Scelti dalla stessa Vera Wang, gli abiti che rappresentano al meglio questa prima collezione Vera Wang Bride:

  • Laurence, un abito a sirena con drappeggi e un’ironica gonna a palloncino in tulle.
  • Marion, abito ball gown in tulle nude con corpetto bustier effetto “sprays of sequins”.
  • Odette, un perfetto abito A-line con una costruzione del girovita che crea una perfetta proporzione.
  • Lola, un abito in crêpe pulito ed elegante con una sensuale schiena drappeggiata e una scollatura alare ispirata agli anni ’70.

Grazie a questa collezione, lo stile unico di Vera Wang sarà accessibile alle spose fashion- lover di tutto il mondo che potranno indossare gli abiti disegnati dall’iconica designer a un prezzo più accessibile (da 1.600€ a 4.000€), mantenendo il suo livello distintivo di qualità e artigianalità, e il valore di un design eclettico.

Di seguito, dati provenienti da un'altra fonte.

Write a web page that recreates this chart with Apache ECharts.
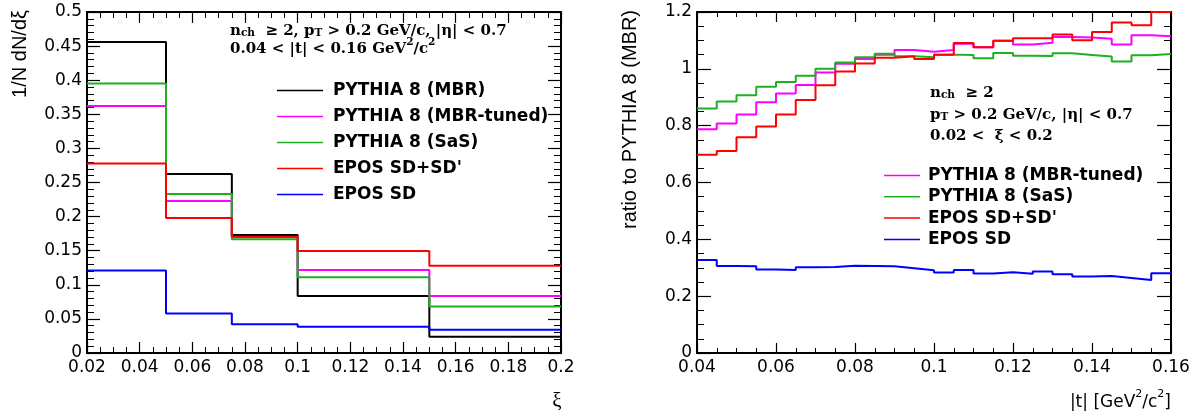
<!DOCTYPE html>
<html>
<head>
<meta charset="utf-8">
<script src="https://cdn.jsdelivr.net/npm/echarts@6/dist/echarts.min.js"></script>
<style>
html,body{margin:0;padding:0;background:#fff;}
#chart{width:1198px;height:415px;}
</style>
</head>
<body>
<div id="chart"></div>
<script>
// ---------- Left panel: xi distribution ----------
const xiEdges = [0.02, 0.05, 0.075, 0.1, 0.15, 0.2];
const xiMBR = [0.456, 0.2625, 0.173, 0.0836, 0.024];
const xiMBRtuned = [0.362, 0.223, 0.1696, 0.1217, 0.0836];
const xiSaS = [0.395, 0.233, 0.1667, 0.111, 0.068];
const xiEposSDSDp = [0.278, 0.198, 0.1705, 0.1496, 0.128];
const xiEposSD = [0.121, 0.058, 0.042, 0.0386, 0.034];

// ---------- Right panel: ratio vs |t| ----------
const tEdges = [0.04, 0.045, 0.05, 0.055, 0.06, 0.065, 0.07, 0.075, 0.08, 0.085,
  0.09, 0.095, 0.1, 0.105, 0.11, 0.115, 0.12, 0.125, 0.13, 0.135,
  0.14, 0.145, 0.15, 0.155, 0.16];
const ratioMBRtuned = [0.787, 0.808, 0.839, 0.882, 0.913, 0.943, 0.987, 1.018, 1.035, 1.050,
  1.066, 1.060, 1.066, 1.088, 1.076, 1.099, 1.086, 1.092, 1.112, 1.110,
  1.106, 1.086, 1.118, 1.115];
const ratioSaS = [0.860, 0.885, 0.907, 0.937, 0.954, 0.976, 1.000, 1.022, 1.041, 1.053,
  1.044, 1.041, 1.050, 1.049, 1.037, 1.056, 1.046, 1.045, 1.055, 1.049,
  1.043, 1.026, 1.048, 1.052];
const ratioEposSDSDp = [0.698, 0.711, 0.759, 0.797, 0.839, 0.890, 0.942, 0.991, 1.019, 1.039,
  1.044, 1.035, 1.050, 1.091, 1.076, 1.099, 1.108, 1.108, 1.121, 1.101,
  1.130, 1.163, 1.153, 1.2];
const ratioEposSD = [0.327, 0.306, 0.305, 0.294, 0.292, 0.302, 0.303, 0.307, 0.306, 0.305,
  0.298, 0.291, 0.283, 0.292, 0.280, 0.284, 0.279, 0.287, 0.277, 0.269,
  0.271, 0.264, 0.257, 0.281];

const C = {
  mbr: '#000000', tuned: '#ff00ff', sas: '#1fb01f', eposB: '#ff0000', epos: '#0000ff'
};

function histPoints(edges, vals) {
  const pts = [];
  for (let i = 0; i < edges.length; i++) {
    pts.push([edges[i], vals[Math.min(i, vals.length - 1)]]);
  }
  return pts;
}

const SANS = 'DejaVu Sans';
const fmt = v => String(+v.toFixed(3));

function axisX(gridIndex, min, max, interval, majorLen, minorLen, showLabel, pos) {
  return {
    type: 'value', gridIndex, min, max, interval, position: pos,
    axisLine: {show: true, onZero: false, lineStyle: {color: '#000', width: 2}},
    axisTick: {show: true, inside: true, length: majorLen, lineStyle: {color: '#000', width: 1.2}},
    minorTick: {show: true, splitNumber: 4, length: minorLen, lineStyle: {color: '#000', width: 1}},
    splitLine: {show: false},
    axisLabel: {show: showLabel, margin: 6, color: '#000', fontFamily: SANS, fontSize: 17, formatter: fmt,
      showMinLabel: true, showMaxLabel: true, hideOverlap: false}
  };
}
function axisY(gridIndex, min, max, interval, split, majorLen, minorLen, showLabel, pos) {
  return {
    type: 'value', gridIndex, min, max, interval, position: pos,
    axisLine: {show: true, onZero: false, lineStyle: {color: '#000', width: 2}},
    axisTick: {show: true, inside: true, length: majorLen, lineStyle: {color: '#000', width: 1.2}},
    minorTick: {show: true, splitNumber: split, length: minorLen, lineStyle: {color: '#000', width: 1}},
    splitLine: {show: false},
    axisLabel: {show: showLabel, margin: 5, color: '#000', fontFamily: SANS, fontSize: 17, formatter: fmt,
      showMinLabel: true, showMaxLabel: true, hideOverlap: false}
  };
}

function histSeries(name, xi, yi, edges, vals, color, z) {
  return {
    name, type: 'line', xAxisIndex: xi, yAxisIndex: yi, step: 'end',
    data: histPoints(edges, vals), symbol: 'none', showSymbol: false,
    lineStyle: {color, width: 2}, itemStyle: {color}, z, clip: true, animation: false
  };
}

const serifRich = {
  b: {fontFamily: 'DejaVu Serif', fontWeight: 'bold', fontSize: 15, lineHeight: 20, verticalAlign: 'bottom', color: '#000'},
  sub: {fontFamily: 'DejaVu Serif', fontWeight: 'bold', fontSize: 10.5, lineHeight: 10, verticalAlign: 'bottom', color: '#000'},
  sup: {fontFamily: 'DejaVu Serif', fontWeight: 'bold', fontSize: 10.5, lineHeight: 10, verticalAlign: 'top', color: '#000'}
};
const sansRich = {
  b: {fontFamily: SANS, fontSize: 17, lineHeight: 22, verticalAlign: 'bottom', color: '#000'},
  sup: {fontFamily: SANS, fontSize: 11, lineHeight: 11, verticalAlign: 'top', color: '#000'}
};

const legendText = {fontFamily: SANS, fontWeight: 'bold', fontSize: 17, color: '#000', padding: [0, 0, 0, 5]};

const option = {
  animation: false,
  backgroundColor: '#fff',
  grid: [
    {left: 87, top: 12, width: 474, height: 341},
    {left: 697, top: 12, width: 474, height: 341}
  ],
  xAxis: [
    axisX(0, 0.02, 0.2, 0.02, 11, 6, true, 'bottom'),
    axisX(0, 0.02, 0.2, 0.02, 11, 6, false, 'top'),
    axisX(1, 0.04, 0.16, 0.02, 10, 5, true, 'bottom'),
    axisX(1, 0.04, 0.16, 0.02, 10, 5, false, 'top')
  ],
  yAxis: [
    axisY(0, 0, 0.5, 0.05, 5, 13, 7, true, 'left'),
    axisY(0, 0, 0.5, 0.05, 5, 13, 7, false, 'right'),
    axisY(1, 0, 1.2, 0.2, 4, 14, 7, true, 'left'),
    axisY(1, 0, 1.2, 0.2, 4, 14, 7, false, 'right')
  ],
  legend: [
    {
      orient: 'vertical', left: 272, top: 77, itemWidth: 46, itemHeight: 1.5, itemGap: 9,
      icon: 'rect', textStyle: legendText, selectedMode: false,
      data: ['PYTHIA 8 (MBR)', 'PYTHIA 8 (MBR-tuned)', 'PYTHIA 8 (SaS)', "EPOS SD+SD'", 'EPOS SD']
    },
    {
      orient: 'vertical', left: 879, top: 162, itemWidth: 36, itemHeight: 1.5, itemGap: 4.3,
      icon: 'rect', textStyle: Object.assign({}, legendText, {padding: [0, 0, 0, 3]}), selectedMode: false,
      data: ['PYTHIA 8 (MBR-tuned)', 'PYTHIA 8 (SaS)', "EPOS SD+SD'", 'EPOS SD']
    }
  ],
  series: [
    histSeries('PYTHIA 8 (MBR)', 0, 0, xiEdges, xiMBR, C.mbr, 2),
    histSeries('PYTHIA 8 (MBR-tuned)', 0, 0, xiEdges, xiMBRtuned, C.tuned, 3),
    histSeries('PYTHIA 8 (SaS)', 0, 0, xiEdges, xiSaS, C.sas, 4),
    histSeries("EPOS SD+SD'", 0, 0, xiEdges, xiEposSDSDp, C.eposB, 5),
    histSeries('EPOS SD', 0, 0, xiEdges, xiEposSD, C.epos, 6),
    histSeries('PYTHIA 8 (MBR-tuned)', 2, 2, tEdges, ratioMBRtuned, C.tuned, 3),
    histSeries('PYTHIA 8 (SaS)', 2, 2, tEdges, ratioSaS, C.sas, 4),
    histSeries("EPOS SD+SD'", 2, 2, tEdges, ratioEposSDSDp, C.eposB, 5),
    histSeries('EPOS SD', 2, 2, tEdges, ratioEposSD, C.epos, 6)
  ],
  graphic: [
    {type: 'text', x: 20, y: 10, rotation: Math.PI / 2,
      style: {text: '1/N dN/dξ', fontFamily: 'Liberation Sans', fontSize: 20, fill: '#000', align: 'right', verticalAlign: 'middle'}},
    {type: 'text', x: 557, y: 401,
      style: {text: 'ξ', fontFamily: 'Liberation Serif', fontSize: 21, fill: '#000', align: 'center', verticalAlign: 'middle'}},
    {type: 'text', x: 630, y: 10, rotation: Math.PI / 2,
      style: {text: 'ratio to PYTHIA 8 (MBR)', fontFamily: 'Liberation Sans', fontSize: 20, fill: '#000', align: 'right', verticalAlign: 'middle'}},
    {type: 'text', x: 1171, y: 400,
      style: {text: '{b||t| [GeV}{sup|2}{b|/c}{sup|2}{b|]}', rich: sansRich, align: 'right', verticalAlign: 'middle'}},
    {type: 'text', x: 230, y: 29,
      style: {text: '{b|n}{sub|ch}{b|  ≥ 2, p}{sub|T}{b| > 0.2 GeV/c, |η| < 0.7}', rich: serifRich, align: 'left', verticalAlign: 'middle'}},
    {type: 'text', x: 230, y: 47,
      style: {text: '{b|0.04 < |t| < 0.16 GeV}{sup|2}{b|/c}{sup|2}', rich: serifRich, align: 'left', verticalAlign: 'middle'}},
    {type: 'text', x: 930, y: 91,
      style: {text: '{b|n}{sub|ch}{b|  ≥ 2}', rich: serifRich, align: 'left', verticalAlign: 'middle'}},
    {type: 'text', x: 930, y: 113,
      style: {text: '{b|p}{sub|T}{b| > 0.2 GeV/c, |η| < 0.7}', rich: serifRich, align: 'left', verticalAlign: 'middle'}},
    {type: 'text', x: 930, y: 134,
      style: {text: '{b|0.02 <  ξ < 0.2}', rich: serifRich, align: 'left', verticalAlign: 'middle'}}
  ]
};

const chart = echarts.init(document.getElementById('chart'), null, {renderer: 'canvas'});
chart.setOption(option);
</script>
</body>
</html>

Come riassume Vera WangVera Wang Bride parla di una ragazza coraggiosa e con una sua identità. La moda le permette di compiere le proprie scelte, di abbracciare le emozioni e di essere fiere della propria individualità. Attraverso i miei progetti voglio esprimere rispetto, rispetto per il processo di progettazione. Rispetto per la qualità. Rispetto per l’immaginazione e l’individualità. Ma soprattutto rispetto per le donne.”
In linea con la politica di inclusività di Pronovias Group, gli abiti saranno  disponibili nelle taglie dalla 32 alla 60. Infine, per quanto riguarda la strategia sostenibile di Pronovias Group e il programma di CRS, saranno disponibili anche numerose opzioni realizzate in tessuti sostenibili e finiture ecologiche.